PROVIDED DATA

━━━━━━━━━━━━━━━━

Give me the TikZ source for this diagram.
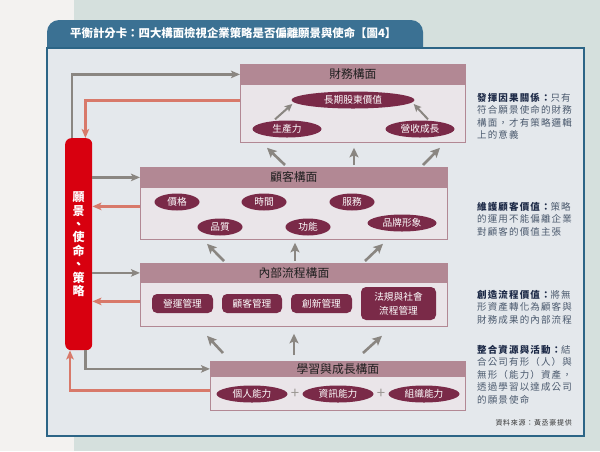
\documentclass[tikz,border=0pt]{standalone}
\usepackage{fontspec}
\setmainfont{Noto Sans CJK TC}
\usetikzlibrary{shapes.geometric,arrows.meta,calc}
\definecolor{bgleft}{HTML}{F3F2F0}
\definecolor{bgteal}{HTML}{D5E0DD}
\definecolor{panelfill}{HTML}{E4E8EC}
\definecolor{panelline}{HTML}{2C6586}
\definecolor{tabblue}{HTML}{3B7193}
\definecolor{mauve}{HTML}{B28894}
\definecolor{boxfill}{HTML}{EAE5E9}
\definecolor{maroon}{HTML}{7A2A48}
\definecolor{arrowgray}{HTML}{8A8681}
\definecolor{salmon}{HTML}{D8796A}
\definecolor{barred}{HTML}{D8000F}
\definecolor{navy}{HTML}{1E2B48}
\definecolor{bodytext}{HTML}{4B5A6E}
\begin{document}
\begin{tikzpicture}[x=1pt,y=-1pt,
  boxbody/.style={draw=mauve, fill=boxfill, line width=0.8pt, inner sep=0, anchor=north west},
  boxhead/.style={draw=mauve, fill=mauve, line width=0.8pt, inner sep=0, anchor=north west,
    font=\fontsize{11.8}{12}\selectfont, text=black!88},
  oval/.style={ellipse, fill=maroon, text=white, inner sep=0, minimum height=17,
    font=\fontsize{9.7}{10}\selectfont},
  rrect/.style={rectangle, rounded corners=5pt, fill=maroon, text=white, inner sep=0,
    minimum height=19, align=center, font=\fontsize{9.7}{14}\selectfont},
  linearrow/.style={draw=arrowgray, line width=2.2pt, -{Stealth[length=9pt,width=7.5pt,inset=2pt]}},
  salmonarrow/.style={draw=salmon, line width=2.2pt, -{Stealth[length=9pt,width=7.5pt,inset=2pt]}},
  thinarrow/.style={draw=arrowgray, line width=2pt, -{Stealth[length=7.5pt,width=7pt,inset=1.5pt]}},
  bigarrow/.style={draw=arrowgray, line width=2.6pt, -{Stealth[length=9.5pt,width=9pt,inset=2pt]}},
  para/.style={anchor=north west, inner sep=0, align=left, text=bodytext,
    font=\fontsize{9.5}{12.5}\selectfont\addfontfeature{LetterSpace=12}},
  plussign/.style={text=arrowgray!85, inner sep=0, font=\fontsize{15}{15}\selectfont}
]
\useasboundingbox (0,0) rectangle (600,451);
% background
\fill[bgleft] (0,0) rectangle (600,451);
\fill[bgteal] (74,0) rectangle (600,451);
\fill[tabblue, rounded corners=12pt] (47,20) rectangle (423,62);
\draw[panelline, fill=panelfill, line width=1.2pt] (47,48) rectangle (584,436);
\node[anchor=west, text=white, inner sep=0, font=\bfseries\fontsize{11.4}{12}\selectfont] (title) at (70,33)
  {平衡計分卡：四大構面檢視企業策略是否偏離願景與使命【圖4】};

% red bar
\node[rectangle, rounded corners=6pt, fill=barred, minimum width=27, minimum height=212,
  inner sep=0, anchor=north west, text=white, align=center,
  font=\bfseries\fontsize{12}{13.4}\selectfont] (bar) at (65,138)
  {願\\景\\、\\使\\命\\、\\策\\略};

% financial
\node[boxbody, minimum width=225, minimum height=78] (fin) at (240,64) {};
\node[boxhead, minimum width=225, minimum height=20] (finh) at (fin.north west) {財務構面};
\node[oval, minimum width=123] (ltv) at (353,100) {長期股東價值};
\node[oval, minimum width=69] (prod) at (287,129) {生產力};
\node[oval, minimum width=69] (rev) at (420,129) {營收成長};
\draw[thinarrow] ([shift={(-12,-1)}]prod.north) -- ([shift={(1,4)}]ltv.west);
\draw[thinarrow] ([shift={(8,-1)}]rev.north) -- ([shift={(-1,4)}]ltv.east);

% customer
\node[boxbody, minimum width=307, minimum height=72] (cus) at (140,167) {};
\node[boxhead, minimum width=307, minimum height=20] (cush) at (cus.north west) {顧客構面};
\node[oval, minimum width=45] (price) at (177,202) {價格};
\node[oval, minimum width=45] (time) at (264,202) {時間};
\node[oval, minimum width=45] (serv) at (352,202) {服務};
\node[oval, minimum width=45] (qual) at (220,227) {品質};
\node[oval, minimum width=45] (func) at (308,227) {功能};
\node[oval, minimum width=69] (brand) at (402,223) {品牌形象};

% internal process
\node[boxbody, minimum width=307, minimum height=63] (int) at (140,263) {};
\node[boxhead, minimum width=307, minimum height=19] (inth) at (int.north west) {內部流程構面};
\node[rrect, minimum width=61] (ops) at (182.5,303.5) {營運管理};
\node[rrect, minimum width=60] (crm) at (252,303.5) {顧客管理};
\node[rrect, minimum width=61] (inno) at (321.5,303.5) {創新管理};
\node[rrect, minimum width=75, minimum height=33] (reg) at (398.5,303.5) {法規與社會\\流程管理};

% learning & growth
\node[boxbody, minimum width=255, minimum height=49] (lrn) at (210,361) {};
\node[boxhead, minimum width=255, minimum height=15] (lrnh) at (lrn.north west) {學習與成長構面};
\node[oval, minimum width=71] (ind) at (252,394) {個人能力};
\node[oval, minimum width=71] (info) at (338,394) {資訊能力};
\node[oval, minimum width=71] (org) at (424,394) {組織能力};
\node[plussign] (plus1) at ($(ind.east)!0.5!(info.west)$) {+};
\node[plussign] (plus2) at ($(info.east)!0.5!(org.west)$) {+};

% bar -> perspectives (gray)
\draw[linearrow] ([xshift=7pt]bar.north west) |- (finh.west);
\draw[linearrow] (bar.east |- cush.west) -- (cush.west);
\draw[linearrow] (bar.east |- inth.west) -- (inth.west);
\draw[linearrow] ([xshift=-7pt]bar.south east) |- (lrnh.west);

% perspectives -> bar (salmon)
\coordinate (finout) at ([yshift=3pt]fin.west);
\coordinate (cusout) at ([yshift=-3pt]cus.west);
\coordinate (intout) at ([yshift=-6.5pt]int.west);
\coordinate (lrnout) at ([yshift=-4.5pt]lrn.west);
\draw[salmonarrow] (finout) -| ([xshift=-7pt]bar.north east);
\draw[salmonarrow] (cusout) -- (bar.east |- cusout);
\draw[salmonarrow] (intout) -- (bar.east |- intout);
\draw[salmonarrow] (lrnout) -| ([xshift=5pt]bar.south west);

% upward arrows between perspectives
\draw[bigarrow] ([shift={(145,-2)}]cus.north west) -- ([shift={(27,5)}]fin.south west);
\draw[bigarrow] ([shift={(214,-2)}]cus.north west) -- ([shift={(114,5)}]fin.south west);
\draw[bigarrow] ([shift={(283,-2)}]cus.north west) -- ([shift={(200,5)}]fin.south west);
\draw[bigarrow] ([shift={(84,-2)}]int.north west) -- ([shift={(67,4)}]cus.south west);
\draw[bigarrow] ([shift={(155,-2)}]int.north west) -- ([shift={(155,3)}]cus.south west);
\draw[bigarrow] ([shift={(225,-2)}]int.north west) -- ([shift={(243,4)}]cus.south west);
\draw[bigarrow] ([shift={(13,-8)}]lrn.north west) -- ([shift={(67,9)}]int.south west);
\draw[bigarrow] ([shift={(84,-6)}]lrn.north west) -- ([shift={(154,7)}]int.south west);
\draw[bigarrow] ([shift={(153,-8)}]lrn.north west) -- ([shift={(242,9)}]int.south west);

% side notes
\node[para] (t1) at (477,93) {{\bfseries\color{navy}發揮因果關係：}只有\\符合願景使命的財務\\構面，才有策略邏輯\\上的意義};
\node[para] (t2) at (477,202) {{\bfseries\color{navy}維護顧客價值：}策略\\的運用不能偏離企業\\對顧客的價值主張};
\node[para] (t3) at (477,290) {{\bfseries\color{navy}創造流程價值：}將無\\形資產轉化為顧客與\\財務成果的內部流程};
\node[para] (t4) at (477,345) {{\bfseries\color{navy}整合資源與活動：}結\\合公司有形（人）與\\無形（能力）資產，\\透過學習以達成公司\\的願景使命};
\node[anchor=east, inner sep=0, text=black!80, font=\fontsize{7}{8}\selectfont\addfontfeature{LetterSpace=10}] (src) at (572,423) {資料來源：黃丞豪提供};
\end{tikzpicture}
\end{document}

━━━━━━━━━━━━━━━━

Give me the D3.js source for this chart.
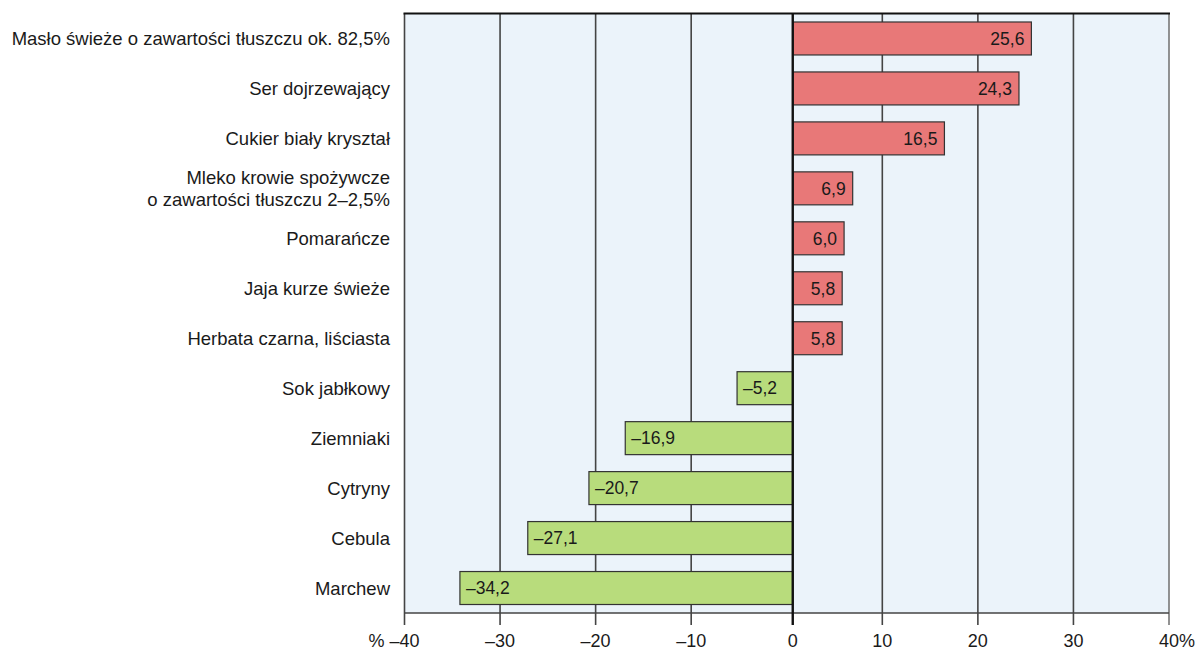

━━━━━━━━━━━━━━━━

List the lines of the entries that include "this".

Give me the TikZ source for this diagram.
Give me the D3.js source for this chart.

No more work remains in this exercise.